Dopo tre quarti d'ora, ci siamo accorti che del suo giorno dei giorni, il 18 ottobre 1964, quando vinse la 50 km di marcia a Tokyo dopo aver domato un intestino ribelle e il ferroviere britannico Paul Nihill, avevamo parlato solo un pugno di secondi. Sufficiente rimpallarci l'un l'altro qualche immagine bianco e nero: la più bella è quella di lui che sta per afferrare e fare a pezzi il filo di lana, che c'era ancora. Il lungo inseguimento era finito e lui aveva raggiunto l'obiettivo che si era messo in testa dal '56, quando era andato alla Praga-Podebrady, una specie di campionato mondiale per i cinquantisti. Puntava a entrare nei primi quindici e vinse.
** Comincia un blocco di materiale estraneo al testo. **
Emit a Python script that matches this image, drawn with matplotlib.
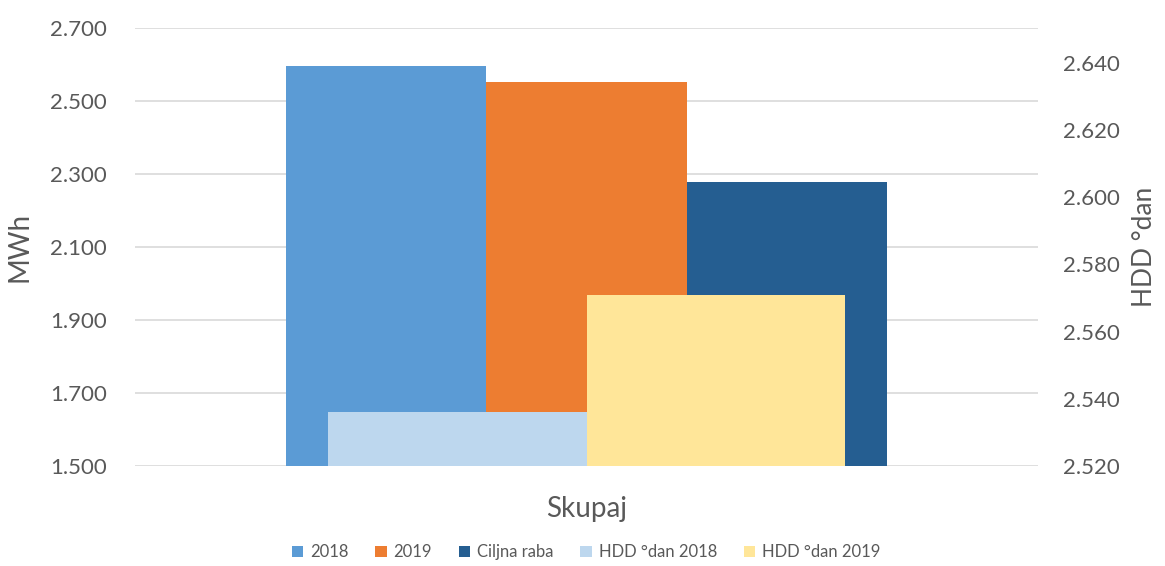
import matplotlib
matplotlib.use("Agg")
import matplotlib.pyplot as plt
from matplotlib.ticker import FuncFormatter, FixedLocator
from matplotlib.patches import Patch

plt.rcParams['font.family'] = ['Lato', 'DejaVu Sans']

category = "Skupaj"
primary_names = ["2018", "2019", "Ciljna raba"]
primary_values = [2596, 2553, 2279]
secondary_names = ["HDD °dan 2018", "HDD °dan 2019"]
secondary_values = [2536, 2571]
left_ticks = [1500, 1700, 1900, 2100, 2300, 2500, 2700]
right_ticks = [2520, 2540, 2560, 2580, 2600, 2620, 2640]

primary_colors = ["#5B9BD5", "#ED7D31", "#255E91"]
secondary_colors = ["#BDD7EE", "#FFE699"]

fmt = FuncFormatter(lambda v, p: f"{v:,.0f}".replace(",", "."))
tc = "#595959"

fig = plt.figure(figsize=(11.65, 5.66), dpi=100)
ax = fig.add_axes([0.1159, 0.1772, 0.7751, 0.7733])
ax2 = ax.twinx()

pw = 0.2222
for i, (n, v, c) in enumerate(zip(primary_names, primary_values, primary_colors)):
    ax.bar(0 + (i - 1) * pw, v - 1500, bottom=1500, width=pw, color=c, zorder=2)

sw = 0.286
for i, (n, v, c) in enumerate(zip(secondary_names, secondary_values, secondary_colors)):
    ax2.bar(0 + (i - 0.5) * sw, v - 2520, bottom=2520, width=sw, color=c, zorder=2)

ax.set_xlim(-0.5, 0.5)
ax.set_ylim(1500, 2700)
ax.yaxis.set_major_locator(FixedLocator(left_ticks))
ax.yaxis.set_major_formatter(fmt)
ax2.set_ylim(2520, 2650.5)
ax2.yaxis.set_major_locator(FixedLocator(right_ticks))
ax2.yaxis.set_major_formatter(fmt)

ax.grid(axis='y', color='#d9d9d9', linewidth=1.2, zorder=0)
ax.set_axisbelow(True)
for a in (ax, ax2):
    for s in a.spines.values():
        s.set_visible(False)
    a.tick_params(axis='y', length=0, labelsize=16, labelcolor=tc)
ax.tick_params(axis='y', pad=20)
ax2.tick_params(axis='y', pad=18)

ax.set_xticks([0])
ax.set_xticklabels([category], fontsize=20, color=tc)
ax.tick_params(axis='x', length=0, pad=22)

ax.set_ylabel("MWh", fontsize=20, color=tc, labelpad=13)
ax2.set_ylabel("HDD °dan", fontsize=19, color=tc, labelpad=9)

handles = [Patch(facecolor=c, label=n) for n, c in zip(primary_names + secondary_names, primary_colors + secondary_colors)]
fig.legend(handles=handles, loc='center', bbox_to_anchor=(0.503, 0.024), ncol=5,
           frameon=False, fontsize=12, labelcolor=tc, handlelength=0.7, handleheight=0.7,
           handletextpad=0.4, columnspacing=1.6)

fig.savefig("out.png", dpi=100)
"Lo sai, non la fanno più", e nella voce di Abdon c'era il rimpianto per un mondo spazzato via, per avversari di cui aveva avuto una stima così profonda da assomigliare ad affetto (Matthews e Frenkel, Dolezal e Golubnichy. E Pino Dordoni, naturalmente…), per un gesto sportivo che il tempo ha trasformato in qualcosa di affrettato e grottesco, non più nobile e fiero come nei suoi giorni. Oggi da Praga a Podebrady non si marcia più - una gara dentro la città termale ed è tutto - e molte altre cose sono sparite senza che ci sia stato dato qualcosa in cambio.